The US has officially declined India's request for a monitoring program aimed at detering any Pakistani plan to build atomic weapons. But the US has increased pressure on Pakistan to improve relations with India, analysts say.
Gandhi wants to make the issue a matter of international significance. But the US is not prepared or willing to do so, analysts here say.
Apart from the nuclear issue, Gandhi will likely voice his continued concern over Pakistan's alleged assistance to Sikh terrorists across the border from Punjab -- India's strategically important state in the north.
In addition, fighting has escalated in the Indo-Pakistani battle for control of the Siachin glacier in northern Kashmir. India does not want to lose the area which overlooks the Karakoram highway linking Pakistan and China. India fears an alliance between Pakistan and China -- the two countries with which it has fought wars.
Gandhi's meeting with the Chinese leader will be a prelude to Sino-Indian talks scheduled for early November in New Delhi. Gandhi plans to touch on bilateral programs. Improving trade relations is one such program. India's allegation that China aids Pakistan's nuclear weapons program could touch a sensitive nerve.

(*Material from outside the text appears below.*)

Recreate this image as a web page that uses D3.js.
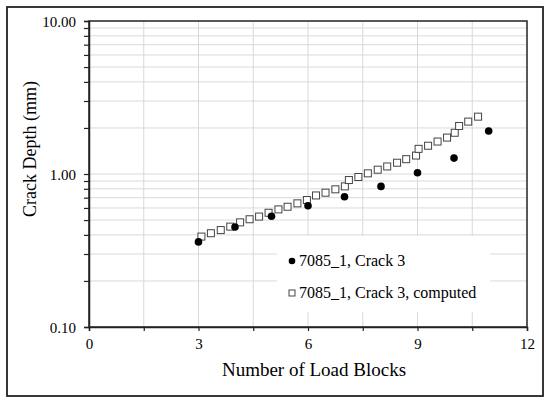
<!DOCTYPE html>
<html>
<head>
<meta charset="utf-8">
<script src="https://cdn.jsdelivr.net/npm/d3@7"></script>
<style>
  body { margin: 0; background: #fff; }
  svg { display: block; }
  text { font-family: "Liberation Serif", "Times New Roman", serif; fill: #000; }
</style>
</head>
<body>
<script>
// measured crack depth (mm) against load blocks
let measBlocks = [3, 4, 5, 6, 7, 8, 9, 10, 10.95]
let measDepth = [0.36, 0.45, 0.53, 0.62, 0.71, 0.83, 1.02, 1.27, 1.91]

// computed crack depth
let compBlocks = [3.08, 3.34, 3.61, 3.87, 4.14, 4.40, 4.66, 4.92, 5.19, 5.44, 5.71, 5.97,
    6.22, 6.48, 6.75, 7.01, 7.12, 7.38, 7.64, 7.91, 8.17, 8.44, 8.69, 8.96,
    9.03, 9.29, 9.55, 9.81, 10.02, 10.14, 10.39, 10.66]
let compDepth = [0.39, 0.41, 0.43, 0.453, 0.483, 0.506, 0.527, 0.558, 0.587, 0.611, 0.643, 0.676,
    0.724, 0.755, 0.794, 0.83, 0.913, 0.956, 1.01, 1.067, 1.12, 1.185, 1.25, 1.32,
    1.46, 1.53, 1.63, 1.73, 1.86, 2.06, 2.2, 2.37]

let xTicks = [0, 1.5, 3, 4.5, 6, 7.5, 9, 10.5, 12]
let xLabels = [0, 3, 6, 9, 12]
let yMajor = [0.1, 1, 10]
let yMinor = [0.2, 0.3, 0.4, 0.5, 0.6, 0.7, 0.8, 0.9, 2, 3, 4, 5, 6, 7, 8, 9]
let legendNames = ["7085_1, Crack 3", "7085_1, Crack 3, computed"]

let W = 550, H = 403
let pL = 89, pT = 21, pR = 527, pB = 327
let serif = '"Liberation Serif", "Times New Roman", serif'

let svg = d3.select('body')
    .append('svg')
    .attr('width', W)
    .attr('height', H)

// outer frame
svg.append('rect')
    .attr('x', 7).attr('y', 7)
    .attr('width', 536).attr('height', 389)
    .attr('fill', 'white')
    .attr('stroke', '#222')
    .attr('stroke-width', 1.8)

let x = d3.scaleLinear().domain([0, 12]).range([pL, pR])
let y = d3.scaleLog().domain([0.1, 10]).range([pB, pT])

// grid
let grid = svg.append('g').attr('stroke', '#d9d9d9').attr('stroke-width', 1)
grid.selectAll('line.gx')
    .data(xTicks.slice(1, -1))
    .enter().append('line')
    .attr('class', 'gx')
    .attr('x1', d => x(d)).attr('x2', d => x(d))
    .attr('y1', pT).attr('y2', pB)
grid.selectAll('line.gy')
    .data(yMinor.concat([1]))
    .enter().append('line')
    .attr('class', 'gy')
    .attr('y1', d => y(d)).attr('y2', d => y(d))
    .attr('x1', pL).attr('x2', pR)

// legend background hides the grid
svg.append('rect')
    .attr('x', 277).attr('y', 236)
    .attr('width', 213).attr('height', 76)
    .attr('fill', 'white')

// plot border
svg.append('rect')
    .attr('x', pL).attr('y', pT)
    .attr('width', pR - pL).attr('height', pB - pT)
    .attr('fill', 'none')
    .attr('stroke', '#222')
    .attr('stroke-width', 1.5)

// axes
let xAxis = d3.axisBottom(x)
    .tickValues(xTicks)
    .tickSize(4)
    .tickFormat(d => xLabels.includes(d) ? d : '')
let gx = svg.append('g')
    .attr('transform', `translate(0,${pB})`)
    .call(xAxis)
    .attr('font-family', serif)
    .attr('font-size', 15)
gx.select('.domain').attr('stroke', '#222').attr('stroke-width', 1.5)
gx.selectAll('.tick line').attr('stroke', '#222').attr('stroke-width', 1.2)
gx.selectAll('.tick text')
    .attr('dy', 0).attr('y', 22)
    .attr('fill', '#000')

let yAxis = d3.axisLeft(y)
    .tickValues(yMajor.concat(yMinor))
    .tickSize(5)
    .tickFormat(d => yMajor.includes(d) ? d3.format('.2f')(d) : '')
let gy = svg.append('g')
    .attr('transform', `translate(${pL},0)`)
    .call(yAxis)
    .attr('font-family', serif)
    .attr('font-size', 15)
gy.select('.domain').attr('stroke', '#222').attr('stroke-width', 1.5)
gy.selectAll('.tick line').attr('stroke', '#222').attr('stroke-width', 1.2)
gy.selectAll('.tick text')
    .attr('x', -13).attr('dy', '0.35em')
    .attr('fill', '#000')

// axis titles
svg.append('text')
    .attr('x', 314).attr('y', 376)
    .attr('text-anchor', 'middle')
    .style('font-size', '19px')
    .text('Number of Load Blocks')
svg.append('text')
    .attr('transform', 'translate(36,149) rotate(-90)')
    .attr('text-anchor', 'middle')
    .style('font-size', '18px')
    .text('Crack Depth (mm)')

// computed series
let comp = compBlocks.map((b, i) => ({ b: b, d: compDepth[i] }))
svg.selectAll('rect.comp')
    .data(comp)
    .enter().append('rect')
    .attr('class', 'comp')
    .attr('x', d => x(d.b) - 3.5)
    .attr('y', d => y(d.d) - 3.5)
    .attr('width', 7).attr('height', 7)
    .attr('fill', 'white')
    .attr('stroke', '#444')
    .attr('stroke-width', 1)

// measured series
let meas = measBlocks.map((b, i) => ({ b: b, d: measDepth[i] }))
svg.selectAll('circle.meas')
    .data(meas)
    .enter().append('circle')
    .attr('class', 'meas')
    .attr('cx', d => x(d.b))
    .attr('cy', d => y(d.d))
    .attr('r', 3.8)
    .attr('fill', 'black')

// legend
svg.append('circle')
    .attr('cx', 292).attr('cy', 261)
    .attr('r', 3.3)
    .attr('fill', 'black')
svg.append('rect')
    .attr('x', 289).attr('y', 290)
    .attr('width', 6).attr('height', 6)
    .attr('fill', 'white')
    .attr('stroke', '#444')
svg.selectAll('text.leg')
    .data(legendNames)
    .enter().append('text')
    .attr('class', 'leg')
    .attr('x', 299)
    .attr('y', (d, i) => 266 + i * 32)
    .style('font-size', '16px')
    .text(d => d)
</script>
</body>
</html>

But the border question is ``most central'' to relations which ``will take time to be resolved,'' Gandhi says. At the core of the dispute are the western and eastern parts of the Himalayan dividing line between India and China.
China has become more favorably disposed towards having better relations with India since Gandhi came to power and both countries have shown signs of wanting to reach some understanding during next month's talks.